– Но не все заражаются, – напомнила ей Памела.
– Да, не все. Тот, кто переболел и выжил, никогда не заболевает во второй раз. Но, увы, к Питеру это не имеет отношения.
Люсинда открыла дверь в комнату сына и заговорила шепотом:
– Надеюсь, у него нет лихорадки. Пока его кости не срослись, он еще очень слаб. Если сейчас у него начнется корь, она может свести его в могилу!
– Миледи, Питер здоров, – поспешила успокоить ее Памела. – Прошлой ночью он спал как младенец и…
Поняв, что едва не выдала себя, она быстро закрыла рот. Лучше промолчать, чем выдумывать какие-то небылицы, объясняющие ее потрясающую осведомленность относительно того, как Питер провел ночь.
Люсинда подошла к кровати и отодвинула полог. Питер еще спал, подозрительно отодвинувшись к краю кровати. Рядом с ним на подушке и матрасе отчетливо просматривались отпечатки недавно находившегося там второго человека. Кровать напоминала гнездо, из которого вылетела вторая птичка.
У Памелы перехватило дыхание, но, к ее удивлению и облегчению, Люсинда не заметила ничего необычного. Она уже трясла сына за плечо.
– А?
Питер потянулся и с удивлением посмотрел на склонившуюся над ним мать. Затем он увидел Памелу, и его глаза широко распахнулись.
– Мама? Что-то случилось?
– Кажется, да.
– Мама! – Остатки сна слетели с него в одно мгновение. Питер сел и серьезно посмотрел на мать. – Я уже взрослый человек.
– Вот именно, – Люсинда скрестила руки на груди, – именно поэтому я хочу поговорить с тобой об очень важном деле, которое может иметь серьезные последствия.
– Это о чем?
Люсинда рассказала сыну о вспышках кори в замке и его окрестностях.
– Какой ужас, – прошептал он, – как бы я хотел хоть чем-нибудь помочь. Я знаю, ты загоняешь себя до полусмерти! Если бы не эта проклятая нога…
– Питер, как ты себя чувствуешь? – перебила его Люсинда.
– Я? – Он наморщил лоб. – Хорошо, если не считать перелома.
– У тебя нет лихорадки? – Люсинда пощупала его лоб. – А красная сыпь не появилась?
– Нет, ничего у меня нет. Мама, ведь только дети болеют корью. Раз я не болел ею, будучи мальчишкой, значит, не заболею, став мужчиной!
– Болезнь не разбирает, ребенок ты или нет. Взрослые в отличие от детей редко выживают после кори.

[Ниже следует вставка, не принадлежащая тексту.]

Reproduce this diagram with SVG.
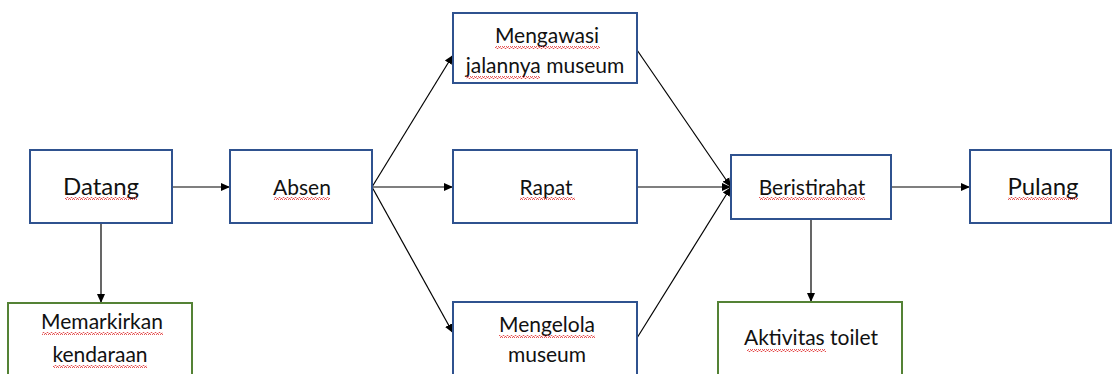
<svg xmlns="http://www.w3.org/2000/svg" width="1112" height="374" viewBox="0 0 1112 374">
<style>
.b{fill:#fff;stroke:#2f528f;stroke-width:2}
.g{fill:#fff;stroke:#548235;stroke-width:2}
.t{font-family:Lato,"Liberation Sans",sans-serif;font-size:21px;fill:#111;text-anchor:middle}
.L{font-size:24px}
.c{stroke:#000;stroke-width:1.2;fill:none;marker-end:url(#ah)}
.sq{fill:url(#wave)}
</style>
<defs>
<marker id="ah" markerWidth="10" markerHeight="10" refX="9" refY="5" orient="auto" markerUnits="userSpaceOnUse">
<path d="M0,1 L9,5 L0,9 Z" fill="#000"/>
</marker>
<pattern id="wave" width="4" height="3" patternUnits="userSpaceOnUse">
<path d="M0,2.5 L1,0.5 L2,0.5 L3,2.5 L4,2.5" fill="none" stroke="#e03030" stroke-width="0.8"/>
</pattern>
</defs>
<rect width="1112" height="374" fill="#fff"/>
<g id="connectors">
<line class="c" x1="172" y1="187" x2="230" y2="187"/>
<line class="c" x1="101" y1="223" x2="101" y2="303"/>
<line class="c" x1="372" y1="187" x2="453" y2="55"/>
<line class="c" x1="372" y1="187" x2="453" y2="187"/>
<line class="c" x1="372" y1="187" x2="453" y2="333"/>
<line class="c" x1="637" y1="50" x2="731" y2="187"/>
<line class="c" x1="637" y1="187" x2="731" y2="187"/>
<line class="c" x1="637" y1="338" x2="731" y2="187"/>
<line class="c" x1="891" y1="187" x2="970" y2="187"/>
<line class="c" x1="811" y1="219" x2="811" y2="302"/>
</g>
<g id="datang">
<rect class="b" x="30" y="150" width="142" height="73"/>
<text class="t L" x="101" y="195">Datang</text>
<rect class="sq" x="65" y="197" width="72" height="3"/>
</g>
<g id="absen">
<rect class="b" x="230" y="150" width="142" height="73"/>
<text class="t" x="302" y="195">Absen</text>
<rect class="sq" x="274" y="197" width="56" height="3"/>
</g>
<g id="mengawasi">
<rect class="b" x="453" y="13" width="184" height="70"/>
<text class="t" x="547" y="43">Mengawasi</text>
<text class="t" x="545" y="73">jalannya museum</text>
<rect class="sq" x="495" y="46" width="105" height="3"/>
<rect class="sq" x="466" y="76" width="74" height="3"/>
</g>
<g id="rapat">
<rect class="b" x="453" y="150" width="184" height="73"/>
<text class="t" x="546" y="195">Rapat</text>
<rect class="sq" x="520" y="197" width="55" height="3"/>
</g>
<g id="mengelola">
<rect class="b" x="453" y="302" width="184" height="80"/>
<text class="t" x="547" y="332">Mengelola</text>
<text class="t" x="547" y="362">museum</text>
<rect class="sq" x="499" y="335" width="96" height="3"/>
</g>
<g id="beristirahat">
<rect class="b" x="731" y="155" width="160" height="64"/>
<text class="t" x="812" y="195">Beristirahat</text>
<rect class="sq" x="759" y="197" width="106" height="3"/>
</g>
<g id="pulang">
<rect class="b" x="970" y="150" width="141" height="73"/>
<text class="t L" x="1043" y="195">Pulang</text>
<rect class="sq" x="1008" y="197" width="70" height="3"/>
</g>
<g id="memarkirkan">
<rect class="g" x="8" y="303" width="184" height="80"/>
<text class="t" x="102" y="329">Memarkirkan</text>
<text class="t" x="100" y="362">kendaraan</text>
<rect class="sq" x="42" y="332" width="121" height="3"/>
<rect class="sq" x="53" y="365" width="94" height="3"/>
</g>
<g id="aktivitas">
<rect class="g" x="718" y="302" width="184" height="80"/>
<text class="t" x="811" y="345">Aktivitas toilet</text>
<rect class="sq" x="747" y="349" width="79" height="3"/>
</g>
</svg>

– Что ты говоришь? – Он с тревогой посмотрел на Памелу: – Памела, ты не больна?
– Нет.
– Она тоже не болела в детстве, – сообщила сыну Люсинда.
– Миледи? – раздался от дверей сонный голос. Уильям поднял голову и сонно заморгал.
– Уильям! – Люсинда бросилась к пажу и задрала его рубашку, осматривая грудь и бока. – У тебя была корь?
– Что? – Мальчик еще не до конца проснулся и мало что соображал.
– Болезнь, когда ты весь покрываешься красной сыпью. Ты болел этим или нет?
– А, да, – радостно сообщил он. – Помню, весной дело было, прямо как сейчас. Мы тогда все заболели, и я, и сестры. Я чесался как бешеный и целыми днями валялся в кровати, вместо того чтобы кататься на пони.
– Слава тебе, Господи. – Люсинда схватила пажа за шиворот и подняла на ноги. – Уильям, в замке многие заболели, и мне нужны помощники. Отправляйся на кухню, позавтракай и жди меня в главном зале. Попозже я спущусь и скажу тебе, что нужно делать.
– Миледи, я не хочу снова покрываться этой сыпью!
– Ты не заболеешь, обещаю тебе. А теперь иди!
Паж послушно поплелся на кухню. Как только он вышел из комнаты, Памела тут же предложила леди Люсинде:
– Я могла бы ухаживать за больными, особенно за детьми.
– Тебе нельзя даже близко подходить к больным, – покачала головой хозяйка Фортенголла. – Раз у вас обоих не было кори в детстве, тебе и Питеру нужно держаться от всех подальше. Я не могу допустить, чтобы вы подхватили эту заразу и, – она торопливо перекрестилась, – оказались в могиле.
Памела переглянулась с Питером.
– И что же нам делать? – спросила она.